Now covered in ash and embers of their own, they find themselves in the unenviable position of contradicting a decade of political messaging. Having once chastised others for turning to debt in a time of crisis, and then made hay over the poor state of the public finances, the Tories have suddenly discovered that borrowing money during a global pandemic doesn’t look like such a bad idea after all. A reminder that assuming power doesn’t just have a corrupting influence, it can also make you forgetful.

Politicians are lucky that voters’ memories are short. If they were longer, they might remember the Conservatives’ commitment in 2010 to eliminate the deficit by 2015 (which it didn’t meet), and another it made after re-election in 2015 (which it abandoned). What is more important (at least on election day) is that the Conservative Party have maintained the impression of fiscal responsibility. They may not have been meeting their targets, but they’re trying —or so the thinking goes.

The last decade’s political battles on the economy have left the Conservatives open to the charge of hypocrisy. Having employed the same Keynesian methods of borrowing to shore up the economy as the Brown Government did in the aftermath of the financial crisis, how the Conservative government explains its reasons for doing the same twelve years later will be especially revealing. With tax receipts for April down by 26.5% on the same month a year earlier, it is clear that the pandemic will leave Britain’s finances with a gaping hole, and one that will be with us for at least a generation. The question is: is Britain in line for another round of austerity and budget cuts of the kind we’ve become used to since 2010? And if not, why not?

There are many in the party who are reluctant to replay the austerity strategy that has characterised the Conservative approach to the economy since the financial crisis. Former Brexit Secretary, David Davis, has said he would be happy to see the debt “paid off over 50 years,” calling another attempt at austerity a “bonkers idea,” and there is plenty of historical precedent for a longer-term payment plan. It took over six decades for Britain to pay back loans it took out with the United States and Canada following World War Two, and nearly two hundred for taxpayers to pay off debts accrued when the Government paid compensation to slave owners in 1833. How much did the slave owner’s compensation total? Just over £300bn in today’s money—almost identical to this year’s record-breaking borrowing estimate from the Office for Budget Responsibility.

If a debt accrued compensating those who owned other human beings like cattle can be paid off over two hundred years, why not the cost of a global pandemic? Self-appointed level-heads will explain that it is not that simple, as they always do. But those at the sharp end of another round of austerity will inevitably ask: why not?

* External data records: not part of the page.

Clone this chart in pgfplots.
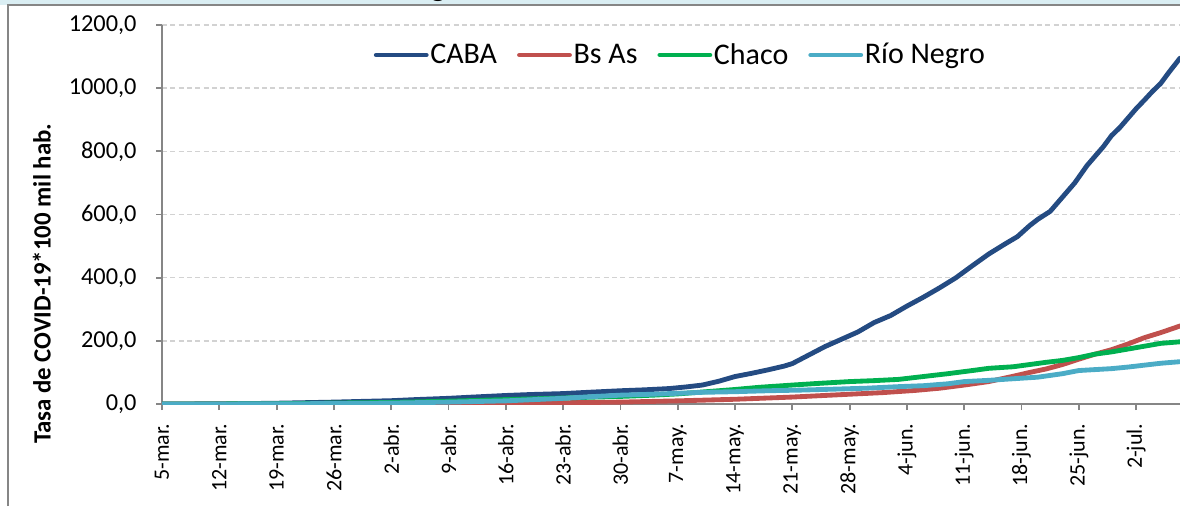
\documentclass[border=0pt]{standalone}
\usepackage{pgfplots}
\pgfplotsset{compat=1.18}
\usepackage{fontspec}
\setmainfont{Carlito}
\definecolor{caba}{RGB}{36,75,130}
\definecolor{bsas}{RGB}{192,80,77}
\definecolor{chaco}{RGB}{0,176,80}
\definecolor{rionegro}{RGB}{75,172,198}
\definecolor{axgray}{RGB}{134,134,134}
\definecolor{gridgray}{RGB}{210,210,210}
\definecolor{band}{RGB}{218,238,243}
\begin{document}
\begin{tikzpicture}
\useasboundingbox (0,0) rectangle (708pt,303.6pt);
\fill[band] (0,300.6pt) rectangle (708pt,303.6pt);
\node[font=\fontsize{18}{20}\selectfont\bfseries, anchor=base, inner sep=0pt] at (263pt,305.6pt) {g};
\draw[axgray, line width=0.9pt] (4.8pt,0) -- (4.8pt,300.6pt) -- (708pt,300.6pt);
\begin{axis}[
  at={(97.2pt,61.2pt)}, anchor=south west,
  scale only axis, width=610.8pt, height=227.4pt,
  xmin=0, xmax=124.36, ymin=0, ymax=1200,
  axis x line=bottom, axis y line=left,
  axis line style={-, draw=axgray, line width=1.1pt},
  tick align=outside, major tick length=3.6pt,
  tick style={axgray, line width=1.1pt},
  xtick={0,7,...,119},
  xticklabels={5-mar.,12-mar.,19-mar.,26-mar.,2-abr.,9-abr.,16-abr.,23-abr.,30-abr.,7-may.,14-may.,21-may.,28-may.,4-jun.,11-jun.,18-jun.,25-jun.,2-jul.},
  xticklabel style={rotate=90, anchor=east, font=\fontsize{13.2}{14}\selectfont, inner sep=0pt, xshift=-8pt},
  ytick={0,200,...,1200},
  yticklabel style={font=\fontsize{14.6}{16}\selectfont, inner sep=0pt, xshift=-11.5pt},
  /pgf/number format/use comma,
  /pgf/number format/fixed,
  /pgf/number format/fixed zerofill,
  /pgf/number format/precision=1,
  /pgf/number format/1000 sep={},
  /pgf/number format/assume math mode=true,
  ymajorgrids,
  grid style={gridgray, line width=0.9pt, dash pattern=on 3pt off 2pt},
  ylabel={Tasa de COVID-19*100 mil hab.},
  ylabel style={at={(rel axis cs:-0.118,0.317)}, anchor=center, font=\fontsize{14.9}{16}\selectfont\bfseries},
  legend columns=4,
  legend style={at={(0.509,0.921)}, anchor=center, draw=none, fill=none,
    font=\fontsize{18}{20}\selectfont,
    nodes={inner xsep=1pt, inner ysep=0pt},
    /tikz/every even column/.append style={column sep=11pt}},
  legend image code/.code={\draw[#1] (0pt,0pt) -- (30pt,0pt);},
  every axis plot/.append style={line width=2.9pt, line join=round, line cap=round, no marks},
]
\addplot[caba] coordinates {(0,0) (3,0.2) (7,0.6) (10,1.2) (14,2.5) (17,4) (21,6) (24,8) (28,10.5) (31,14) (35,18) (38,22) (42,27) (45,30) (49,33) (52,37) (56,42) (59,45) (62,49) (64,54) (66,60) (68,72) (70,87) (72,97) (74,108) (76,120) (77,128) (79,155) (81,182) (83,205) (85,228) (87,258) (89,280) (91,310) (93,338) (95,368) (97,400) (99,438) (101,475) (103,507) (104.5,530) (106,565) (107,585) (108.5,610) (110,655) (111.5,700) (113,755) (114,785) (115,815) (116,850) (117,875) (118,905) (119,935) (120,962) (121,990) (122,1015) (123,1050) (124.36,1095)};
\addlegendentry{CABA}
\addplot[bsas] coordinates {(0,0) (14,0.1) (21,0.3) (28,0.8) (35,1.5) (42,3) (49,4) (56,6) (63,10) (70,15) (77,22) (84,31) (88,36) (92,43) (95,50) (98,60) (101,71) (104,88) (106,100) (108,111) (110,125) (112,142) (114,158) (116,172) (118,190) (120,210) (122,226) (124.36,247)};
\addlegendentry{Bs As}
\addplot[chaco] coordinates {(0,0) (7,0.2) (14,1) (21,3) (28,5) (35,9) (42,14) (49,19) (53,22) (56,24) (60,28) (63,32) (66,38) (70,46) (73,53) (77,60) (80,65) (84,71) (87,74) (90,78) (93,87) (96,96) (99,106) (101,113) (104,118) (106,125) (108,132) (110,138) (112,147) (114,158) (116,165) (118,174) (120,183) (122,192) (124.36,197)};
\addlegendentry{Chaco}
\addplot[rionegro] coordinates {(0,0) (7,0.2) (14,0.5) (21,1.5) (28,3) (35,6) (42,10) (49,18) (53,24) (56,28) (60,31) (63,34) (66,37) (70,39) (74,42) (78,44) (82,47) (86,50) (90,55) (93,58) (96,64) (98,71) (101,75) (104,80) (107,85) (110,96) (112,106) (114,109) (116,112) (118,117) (120,123) (122,129) (124.36,134)};
\addlegendentry{Río Negro}
\end{axis}
\end{tikzpicture}
\end{document}
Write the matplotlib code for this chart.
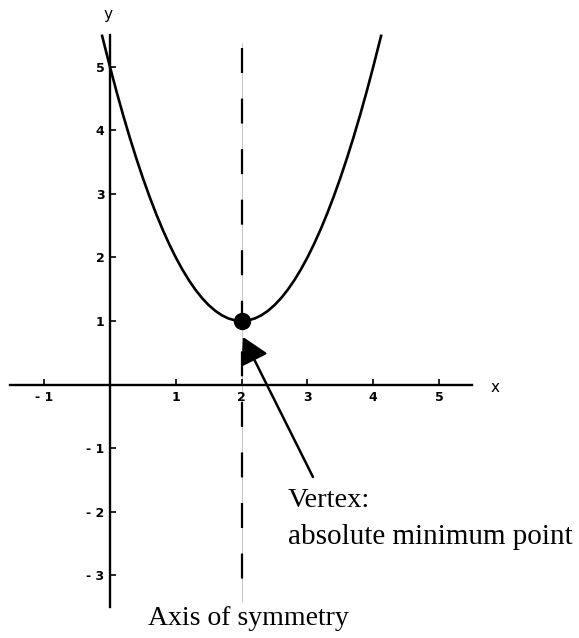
import numpy as np
import matplotlib
matplotlib.use("Agg")
import matplotlib.pyplot as plt

plt.rcParams['lines.scale_dashes'] = False

# parabola points
curve_x = [-0.12, 0.0, 0.1, 0.2, 0.3, 0.4, 0.5, 0.6, 0.7, 0.8, 0.9, 1.0,
           1.1, 1.2, 1.3, 1.4, 1.5, 1.6, 1.7, 1.8, 1.9, 2.0,
           2.1, 2.2, 2.3, 2.4, 2.5, 2.6, 2.7, 2.8, 2.9, 3.0,
           3.1, 3.2, 3.3, 3.4, 3.5, 3.6, 3.7, 3.8, 3.9, 4.0, 4.12]
curve_y = [5.49, 5.00, 4.61, 4.24, 3.89, 3.56, 3.25, 2.96, 2.69, 2.44, 2.21, 2.00,
           1.81, 1.64, 1.49, 1.36, 1.25, 1.16, 1.09, 1.04, 1.01, 1.00,
           1.01, 1.04, 1.09, 1.16, 1.25, 1.36, 1.49, 1.64, 1.81, 2.00,
           2.21, 2.44, 2.69, 2.96, 3.25, 3.56, 3.89, 4.24, 4.61, 5.00, 5.49]

vertex = (2, 1)
sym_x = 2

xticks = [-1, 1, 2, 3, 4, 5]
xlabels = ['- 1', '1', '2', '3', '4', '5']
yticks = [-3, -2, -1, 1, 2, 3, 4, 5]
ylabels = ['- 3', '- 2', '- 1', '1', '2', '3', '4', '5']

fig = plt.figure(figsize=(5.79, 6.38), dpi=100)
ax = fig.add_axes([0, 0, 1, 1])
ax.set_xlim(-1.672, 7.128)
ax.set_ylim(-3.992, 6.055)

for s in ['top', 'right']:
    ax.spines[s].set_visible(False)
ax.spines['left'].set_position(('data', 0))
ax.spines['bottom'].set_position(('data', 0))
ax.spines['left'].set_bounds(-3.5, 5.5)
ax.spines['bottom'].set_bounds(-1.52, 5.5)
ax.spines['left'].set_linewidth(1.7)
ax.spines['bottom'].set_linewidth(1.7)

ax.set_xticks(xticks, xlabels)
ax.set_yticks(yticks, ylabels)
ax.tick_params(axis='x', direction='in', length=4, width=1.2, pad=5, labelsize=9)
ax.tick_params(axis='y', direction='in', length=4, width=1.2, pad=4, labelsize=9)
for lab in ax.get_xticklabels() + ax.get_yticklabels():
    lab.set_fontweight('bold')

# axis of symmetry: thin grey line under the dashes
ax.plot([sym_x, sym_x], [5.38, -3.43], color='#bbbbbb', lw=0.6, zorder=1)
ax.plot([sym_x, sym_x], [5.30, -3.43], color='black', lw=1.6,
        dashes=(18, 18.4), zorder=2)

ax.plot(curve_x, curve_y, color='black', lw=1.9, zorder=3)
ax.plot(*vertex, 'o', color='black', ms=11.5, zorder=4)

ax.annotate('', xy=(2.02, 0.75), xytext=(3.085, -1.457),
            arrowprops=dict(arrowstyle='-|>,head_length=0.8,head_width=0.45',
                            mutation_scale=20, lw=1.8, color='black',
                            shrinkA=0, shrinkB=0), zorder=5)

ax.text(-0.03, 5.82, 'y', fontsize=11, ha='center', va='center')
ax.text(5.85, -0.04, 'x', fontsize=11, ha='center', va='center')

serif = 'Liberation Serif'
ax.text(2.705, -1.93, 'Vertex:', family=serif, fontsize=20.5, va='baseline')
ax.text(2.705, -2.51, 'absolute minimum point', family=serif, fontsize=21, va='baseline')
ax.text(0.578, -3.787, 'Axis of symmetry', family=serif, fontsize=20, va='baseline')

fig.savefig('out.png', dpi=100)
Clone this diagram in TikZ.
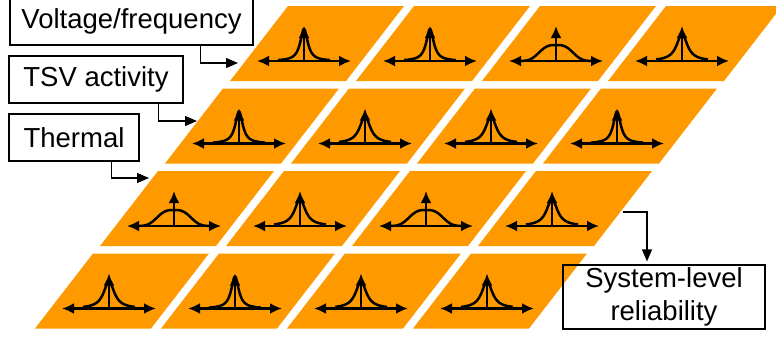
\documentclass[tikz,border=0pt]{standalone}
\usepackage{fontspec}
\setmainfont{Liberation Sans}
\usepackage{tikz}
\usetikzlibrary{arrows.meta}
\definecolor{tileorange}{RGB}{255,153,0}

\begin{document}
\begin{tikzpicture}[
    x=0.5pt, y=-0.5pt,
    labelbox/.style={rectangle, draw, line width=0.6pt, minimum height=23.5pt, inner sep=0pt, align=center, font=\fontsize{13.75}{16.5}\selectfont},
    conn/.style={-{Triangle[length=6pt,width=5pt]}, line width=0.6pt},
    glyph/.style={line width=1.25pt},
    garrow/.style={glyph, -{Latex[length=6pt,width=5.5pt]}},
    gdouble/.style={glyph, {Latex[length=6pt,width=5.5pt]}-{Latex[length=6pt,width=5.5pt]}},
    pics/peaktile/.style 2 args={code={
        \fill[tileorange] (0,0) -- (116,0) -- (58,75) -- (-58,75) -- cycle;
        \draw[glyph] plot[smooth, domain=-26:26, samples=105] ({16+\x},{55-#1/(1+(\x/#2)*(\x/#2))});
        \draw[gdouble] (-31,55) -- (63,55);
        \draw[garrow] (16,55) -- (16,20);
    }},
    pics/flattile/.style={code={
        \fill[tileorange] (0,0) -- (116,0) -- (58,75) -- (-58,75) -- cycle;
        \draw[glyph] plot[smooth, domain=-38:38, samples=77] ({16+\x},{55-16*exp(0-(abs(\x)/19.7)*(abs(\x)/19.7)*(abs(\x)/19.7))});
        \draw[gdouble] (-31,55) -- (63,55);
        \draw[garrow] (16,55) -- (16,20);
    }},
]
\useasboundingbox (0,0) rectangle (776,337);

% Top layer
\pic at (288,6) {peaktile={32}{4.5}};
\pic at (414,6) {peaktile={32}{4.5}};
\pic at (540,6) {flattile};
\pic at (666,6) {peaktile={27}{6.5}};

% Second layer
\pic at (223,88.5) {peaktile={32}{4.5}};
\pic at (349,88.5) {peaktile={27}{6.5}};
\pic at (475,88.5) {peaktile={27}{6.5}};
\pic at (601,88.5) {peaktile={32}{4.5}};

% Third layer
\pic at (158,171) {flattile};
\pic at (284,171) {peaktile={27}{6.5}};
\pic at (410,171) {flattile};
\pic at (536,171) {peaktile={27}{6.5}};

% Bottom layer
\pic at (93,253.5) {peaktile={27}{6.5}};
\pic at (219,253.5) {peaktile={32}{4.5}};
\pic at (345,253.5) {peaktile={27}{6.5}};
\pic at (471,253.5) {peaktile={27}{6.5}};

% Inputs on the left
\node[labelbox, minimum width=121.5pt] (volt) at (131.5,21.5) {Voltage/frequency};
\node[labelbox, minimum width=87pt] (tsv) at (96,79.5) {TSV activity};
\node[labelbox, minimum width=65pt] (therm) at (74,137.5) {Thermal};

\coordinate (vin) at (238,63);
\coordinate (tin) at (197,121);
\coordinate (hin) at (149,178);

\draw[conn] ([xshift=-26.5pt]volt.south east) |- (vin);
\draw[conn] ([xshift=-12.5pt]tsv.south east) |- (tin);
\draw[conn] ([xshift=-14pt]therm.south east) |- (hin);

% Output
\node[labelbox, minimum width=101pt, minimum height=32pt] (sysrel) at (664,297) {System-level\\reliability};
\coordinate (sout) at (623,212);
\draw[conn, shorten >=1.5pt] (sout) -| ([xshift=-8.5pt]sysrel.north);

\end{tikzpicture}
\end{document}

Peddlers of fast debt-reduction in the years to come (particularly those in the Conservative Party) will have to look these arguments in the face and explain how borrowing record sums to protect the economy is good, but staggering debt repayment to protect the economy is bad. To many voters, millions of whom are already exhausted by years of budget-tightening, any attempt to place the coronavirus debt on the shoulders of those who had to live through it will not only look gratuitous, but cruel.

After a decade in Government, but less than a year into Boris Johnson’s time as Prime Minister, the Conservatives are discovering the difficulty of running an administration that straddles not only two eras, but two kinds of economic thinking. When the dust fades on the coronavirus pandemic, the party will be left with a choice. Revert to type and the kind of reasoning that made debt and deficit reduction the holy grail, or embrace a more pragmatic approach, and accept that borrowing to invest can be useful when faced with generation-defining problems. Should they choose the latter, we can be sure the Labour Party will have plenty to say about it.